Skip to contents

Validates that CSV files match their redefinition metadata before database ingestion. This function is designed to be called from Quarto notebooks and will stop notebook execution if mismatches are detected.

Usage

check_data_integrity(
  d,
  dataset_name = "Dataset",
  halt_on_fail = TRUE,
  type_exceptions = NULL,
  display_format = "DT",
  verbose = TRUE,
  header_level = 3
)

Arguments

d

List output from read_csv_files() containing CSV and redefinition data

dataset_name

Name of dataset for display purposes (e.g., "NOAA CalCOFI Database")

halt_on_fail

Logical, whether to set knitr eval=FALSE on failure (default: TRUE)

type_exceptions

Character vector of known acceptable type mismatches. Use "all" to accept all type mismatches, or specific "table.field" patterns (e.g., c("casts.time", "bottle.t_qual")). Default: NULL (no exceptions).

display_format

Format for displaying changes: "DT" (DataTable), "kable", or "print" (default: "DT")

verbose

Logical, print detailed messages (default: TRUE)

header_level

Integer, markdown header level for output messages (default: 3). Controls the top-level header depth; sub-headers use header_level + 1. Set to match the parent section level in your Quarto document to keep the Table of Contents hierarchy correct.

Value

List with:

  • passed: Logical indicating if integrity check passed

  • changes: Full changes object from detect_csv_changes()

  • n_changes: Number of changes detected (after filtering exceptions)

  • n_exceptions: Number of type mismatches accepted as exceptions

  • message: Character string with markdown-formatted message

Details

The function:

  1. Detects changes between CSV files and redefinitions using detect_csv_changes()

  2. Optionally filters out known acceptable type mismatches via type_exceptions

  3. Prints summary statistics of detected changes

  4. Displays interactive table of changes if any exist

  5. Returns appropriate status for notebook control flow

When called from a Quarto notebook in an output: asis chunk, this function will render markdown messages and can control chunk evaluation via knitr options.

Examples

if (FALSE) { # \dontrun{
# strict check — halt on any mismatch
integrity <- check_data_integrity(d, "NOAA CalCOFI Database")

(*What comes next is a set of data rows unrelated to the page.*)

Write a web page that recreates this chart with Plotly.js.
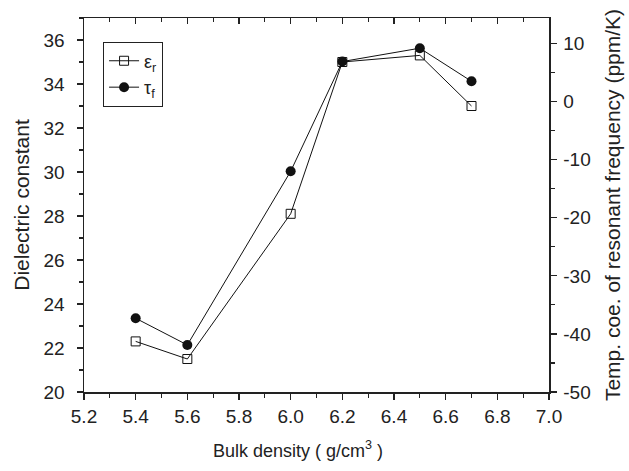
<!DOCTYPE html>
<html>
<head>
<meta charset="utf-8">
<script src="https://cdn.plot.ly/plotly-3.0.1.min.js"></script>
<style>html,body{margin:0;padding:0;background:#fff;}#chart{width:629px;height:471px;}</style>
</head>
<body>
<div id="chart"></div>
<script>
// Data
const density = [5.4, 5.6, 6.0, 6.2, 6.5, 6.7];
const dielectric = [22.3, 21.5, 28.1, 35.0, 35.3, 33.0];
const tauF = [-37.3, -41.9, -12.0, 6.9, 9.2, 3.5];
const legendNames = ["ε<sub>r</sub>", "τ<sub>f</sub>"];
const rightTickVals = [-50, -40, -30, -20, -10, 0, 10];
const rightTickText = ["-50", "-40", "-30", "-20", "-10", "0", "10"];
const xTitle = "Bulk density ( g/cm<sup>3</sup> )";

const FONT = "Liberation Sans, Arial, Helvetica, sans-serif";
const INK = "#111";

const traces = [
  {
    x: density, y: dielectric, name: legendNames[0],
    type: "scatter", mode: "lines+markers",
    line: {color: INK, width: 1},
    marker: {symbol: "square-open", size: 9, color: INK, line: {width: 1, color: INK}},
    xaxis: "x", yaxis: "y"
  },
  {
    x: density, y: tauF, name: legendNames[1],
    type: "scatter", mode: "lines+markers",
    line: {color: INK, width: 1},
    marker: {symbol: "circle", size: 10, color: INK},
    xaxis: "x", yaxis: "y2"
  },
  {
    x: [], y: [], xaxis: "x2", yaxis: "y", showlegend: false, hoverinfo: "skip"
  }
];

const tickFont = {family: FONT, size: 19, color: "#222"};
const xTitleFont = {family: FONT, size: 18, color: "#222"};
const yTitleFont = {family: FONT, size: 21, color: "#222"};

const layout = {
  width: 629, height: 471,
  margin: {l: 84, r: 80, t: 18, b: 79},
  paper_bgcolor: "#fff", plot_bgcolor: "#fff",
  font: {family: FONT, color: "#222"},
  showlegend: true,
  legend: {
    x: 0.041, y: 0.937, xanchor: "left", yanchor: "top",
    bordercolor: "#222", borderwidth: 1, bgcolor: "#fff",
    font: {family: FONT, size: 18, color: "#222"},
    itemwidth: 30, tracegroupgap: 0
  },
  annotations: [
    {
      text: xTitle, xref: "paper", yref: "paper",
      x: 0.461, y: -0.155, xanchor: "center", yanchor: "middle",
      showarrow: false, font: xTitleFont
    }
  ],
  xaxis: {
    range: [5.2, 7.0], dtick: 0.2, tick0: 5.2, tickformat: ".1f",
    showgrid: false, zeroline: false,
    showline: true, linecolor: "#222", linewidth: 1.5,
    ticks: "outside", ticklen: 6, tickwidth: 1.2, tickcolor: "#222",
    minor: {dtick: 0.1, ticks: "outside", ticklen: 4, tickcolor: "#222", tickwidth: 1.2},
    tickfont: tickFont, ticklabelstandoff: 1
  },
  xaxis2: {
    overlaying: "x", side: "top", matches: "x", range: [5.2, 7.0],
    dtick: 0.2, tick0: 5.2,
    showgrid: false, zeroline: false, showticklabels: false,
    showline: true, linecolor: "#222", linewidth: 1.5,
    ticks: "inside", ticklen: 6, tickwidth: 1.2, tickcolor: "#222",
    minor: {dtick: 0.1, ticks: "inside", ticklen: 4, tickcolor: "#222", tickwidth: 1.2}
  },
  yaxis: {
    range: [20, 37], dtick: 2, tick0: 20,
    showgrid: false, zeroline: false,
    showline: true, linecolor: "#222", linewidth: 1.5,
    ticks: "outside", ticklen: 6, tickwidth: 1.2, tickcolor: "#222",
    minor: {dtick: 1, ticks: "outside", ticklen: 4, tickcolor: "#222", tickwidth: 1.2},
    tickfont: tickFont, ticklabelstandoff: 8,
    title: {text: "Dielectric constant", font: yTitleFont, standoff: 8}
  },
  yaxis2: {
    overlaying: "y", side: "right", range: [-50, 14.4],
    tickmode: "array", tickvals: rightTickVals, ticktext: rightTickText,
    showgrid: false, zeroline: false,
    showline: true, linecolor: "#222", linewidth: 1.5,
    ticks: "outside", ticklen: 6, tickwidth: 1.2, tickcolor: "#222",
    minor: {dtick: 5, tick0: -50, ticks: "outside", ticklen: 4, tickcolor: "#222", tickwidth: 1.2},
    tickfont: tickFont, ticklabelstandoff: 3,
    title: {text: "Temp. coe. of resonant frequency (ppm/K)", font: yTitleFont, standoff: 15}
  }
};

Plotly.newPlot("chart", traces, layout, {displayModeBar: false, staticPlot: true});
</script>
</body>
</html>
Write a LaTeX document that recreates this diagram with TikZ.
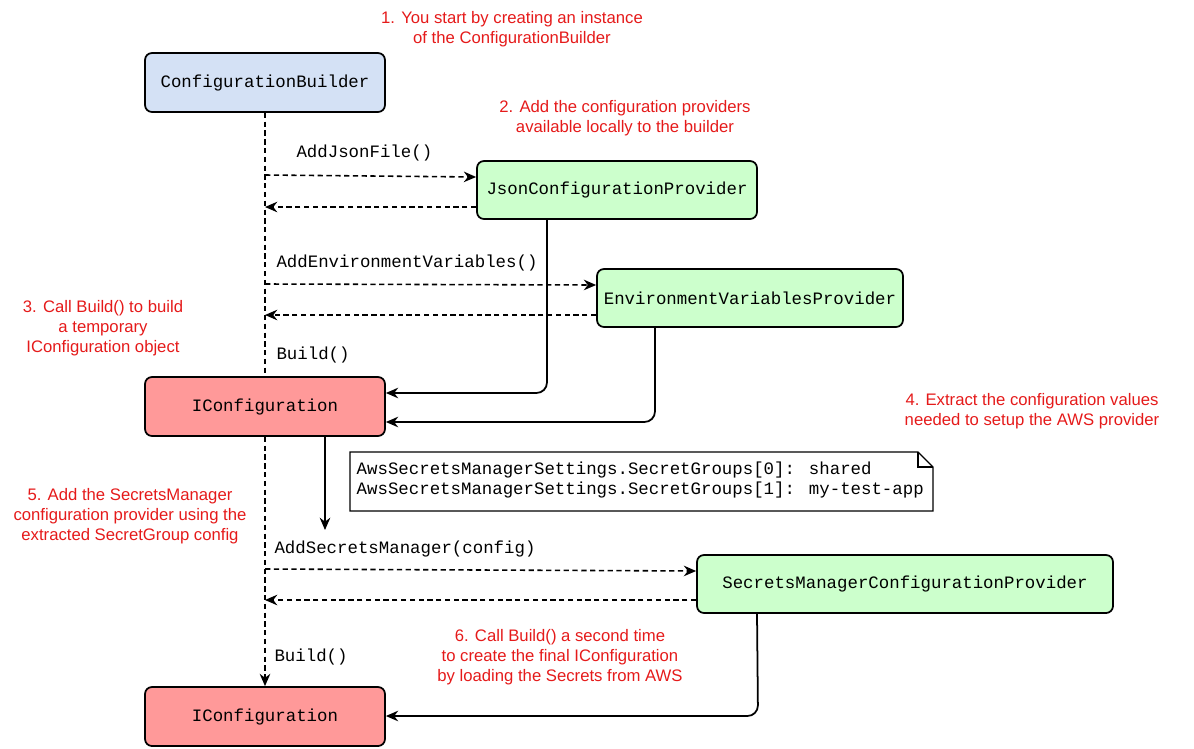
\documentclass[tikz,border=0pt]{standalone}
\usepackage{fontspec}
\setmainfont{Liberation Sans}
\newfontfamily\monofont{Liberation Mono}
\usetikzlibrary{arrows.meta,shapes.misc}
\definecolor{cbblue}{HTML}{D4E1F5}
\definecolor{provgreen}{HTML}{CCFFCC}
\definecolor{confred}{HTML}{FF9999}
\definecolor{notered}{HTML}{E51A1A}
\begin{document}
\begin{tikzpicture}[x=0.02cm, y=-0.02cm, thick,
  box/.style={draw, rounded corners=4pt, line width=1pt, font=\monofont\fontsize{9.9}{11}\selectfont},
  call/.style={densely dashed, line width=0.9pt, -{Stealth[length=7pt,width=6pt]}},
  link/.style={line width=1pt, rounded corners=6pt, -{Stealth[length=7pt,width=6pt]}},
  lbl/.style={anchor=west, font=\monofont\fontsize{9.9}{11}\selectfont},
  stepnote/.style={text=notered, align=center, font=\fontsize{9.5}{11.2}\selectfont}]
\useasboundingbox (0,0) rectangle (1194,748);
%%%%% Boxes %%%%%
\node[box, fill=cbblue, minimum width=240*0.02cm, minimum height=59*0.02cm] (cb) at (265,82.5) {ConfigurationBuilder};
\node[box, fill=provgreen, minimum width=280*0.02cm, minimum height=58*0.02cm] (json) at (617,190) {JsonConfigurationProvider};
\node[box, fill=provgreen, minimum width=306*0.02cm, minimum height=58*0.02cm] (env) at (750,298) {EnvironmentVariablesProvider};
\node[box, fill=confred, minimum width=240*0.02cm, minimum height=59*0.02cm] (conf) at (265,406.5) {IConfiguration};
\node[box, fill=provgreen, minimum width=416*0.02cm, minimum height=58*0.02cm] (sm) at (905,584) {SecretsManagerConfigurationProvider};
\node[box, fill=confred, minimum width=240*0.02cm, minimum height=59*0.02cm] (final) at (265,716.5) {IConfiguration};
%%%%% Note %%%%%
\draw[line width=0.8pt, fill=white] (350,452)--(918,452)--(933,467)--(933,511)--(350,511)--cycle;
\draw[line width=0.8pt] (918,452)--(918,467)--(933,467);
\node[anchor=north west, align=left, inner sep=0pt, font=\monofont\fontsize{9.9}{11.5}\selectfont] (note) at (356,461)
  {AwsSecretsManagerSettings.SecretGroups[0]: shared\\AwsSecretsManagerSettings.SecretGroups[1]: my-test-app};
%%%%% Lifeline %%%%%
\coordinate (l1) at (265,175); \coordinate (l2) at (265,207);
\coordinate (l3) at (265,284); \coordinate (l4) at (265,315);
\coordinate (l5) at (265,569); \coordinate (l6) at (265,600);
\draw[densely dashed, line width=0.9pt] (cb.south)--(conf.north);
\draw[call] (conf.south)--(final.north);
\draw[call] (l1)--(json.west|-0,177);
\draw[call] (json.west|-l2)--(l2);
\draw[call] (l3)--(env.west|-0,285);
\draw[call] (env.west|-l4)--(l4);
\draw[call] (l5)--(sm.west|-0,571);
\draw[call] (sm.west|-l6)--(l6);
\node[lbl] (ljson) at (290,153) {AddJsonFile()};
\node[lbl] (lenv) at (270,263) {AddEnvironmentVariables()};
\node[lbl] (lb1) at (270,355) {Build()};
\node[lbl] (lsm) at (268,549) {AddSecretsManager(config)};
\node[lbl] (lb2) at (268,657) {Build()};
%%%%% Solid links %%%%%
\draw[link] (547,219)--(547,393)--(conf.east|-0,393);
\draw[link] (655,327)--(655,422)--(conf.east|-0,422);
\draw[link] (325,436)--(325,530);
\draw[link] (757,613)--(758,716)--(final.east|-0,716);
%%%%% Steps %%%%%
\node[stepnote] (s1) at (512,29) {1. You start by creating an instance\\of the ConfigurationBuilder};
\node[stepnote] (s2) at (625,118) {2. Add the configuration providers\\available locally to the builder};
\node[stepnote] (s3) at (103,328) {3. Call Build() to build\\a temporary\\IConfiguration object};
\node[stepnote] (s4) at (1032,411) {4. Extract the configuration values\\needed to setup the AWS provider};
\node[stepnote] (s5) at (130,516) {5. Add the SecretsManager\\configuration provider using the\\extracted SecretGroup config};
\node[stepnote] (s6) at (560,657) {6. Call Build() a second time\\to create the final IConfiguration\\by loading the Secrets from AWS};
\end{tikzpicture}
\end{document}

# accept all type mismatches (e.g., readr infers types differently)
integrity <- check_data_integrity(
  d               = d,
  dataset_name    = "CalCOFI Bottle Database",
  halt_on_fail    = FALSE,
  type_exceptions = "all")

# use header_level = 2 for top-level sections
integrity <- check_data_integrity(
  d            = d,
  dataset_name = "NOAA CalCOFI Database",
  header_level = 2)
} # }